2. The pedal motion path adjustable elliptical trainer as claimed in claim 1, wherein said sliding mechanism comprises a locating block fixedly mounted at said support member of said lifting mechanism, a slide slidably coupled to said locating block, and two connection members each having a respective front end thereof respectively pivotally connected to said slide and a respective rear end thereof respectively coupled to said rail holder and slidable on said rail holder relative to each other.

3. The pedal motion path adjustable elliptical trainer as claimed in claim 2, wherein said control mechanism comprises a motor mounted at said support member of said lifting mechanism, and a drive rod fixedly connected to said slide and movable forwards and backwards.

4. The pedal motion path adjustable elliptical trainer as claimed in claim 3, wherein said lifting mechanism comprises a bracket pivotally connected to said support member and stopped against said support surface.

5. The pedal motion path adjustable elliptical trainer as claimed in claim 4, wherein said drive rod comprises a screw rod and a socket nut, said screw rod having one end thereof connected to said motor and rotatable by said motor, said socket being threaded onto said screw rod and pivotally coupled with said slide and drivable by said screw rod to move along said screw rod and to further carry said connection member.

6. The pedal motion path adjustable elliptical trainer as claimed in claim 5, further comprising a linking-up member, said linking-up member having two opposite ends thereof respectively pivotally connected to said support member of said lifting mechanism and said slide of said sliding mechanism, and adapted to bias said support member up and down relative to said support surface subject to a change of the length of said drive rod and to simultaneously drive said sliding rails to turn about axes of the respective pivot portions thereof in performing a scissor action.

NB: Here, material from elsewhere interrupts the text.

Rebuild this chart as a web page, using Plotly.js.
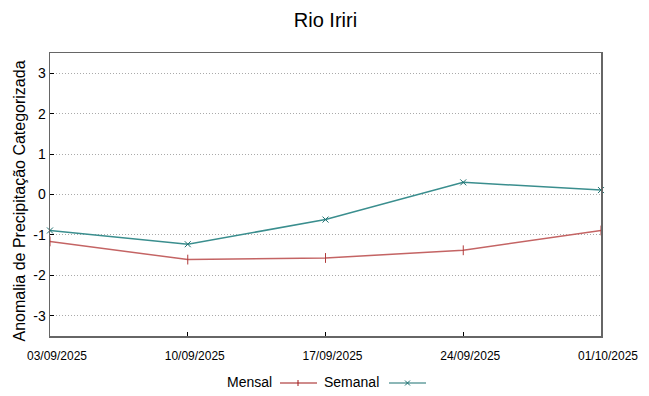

7. The pedal motion path adjustable elliptical trainer as claimed in claim 6, wherein said bracket comprises a frame rod, a wheel axle and two rollers, said frame rod being pivotally connected to said support member of said lifting mechanism and a front end of said linking-up member, said wheel axle being connected to a bottom end of said frame rod, said two rollers being rotatably mounted at two opposite ends of said wheel axle and supported on said support surface.

8. The pedal motion path adjustable elliptical trainer as claimed in claim 1, wherein said rotating mechanism assembly further comprises two pedals respectively mounted at the second end portions of said support link set at a top side, each said pedal being biasable in a left-right direction on a longitudinal axis thereof.

9. The pedal motion path adjustable elliptical trainer as claimed in claim 1, wherein said second end portion of each said support link is mounted with a pulley block and supported on said sliding rail.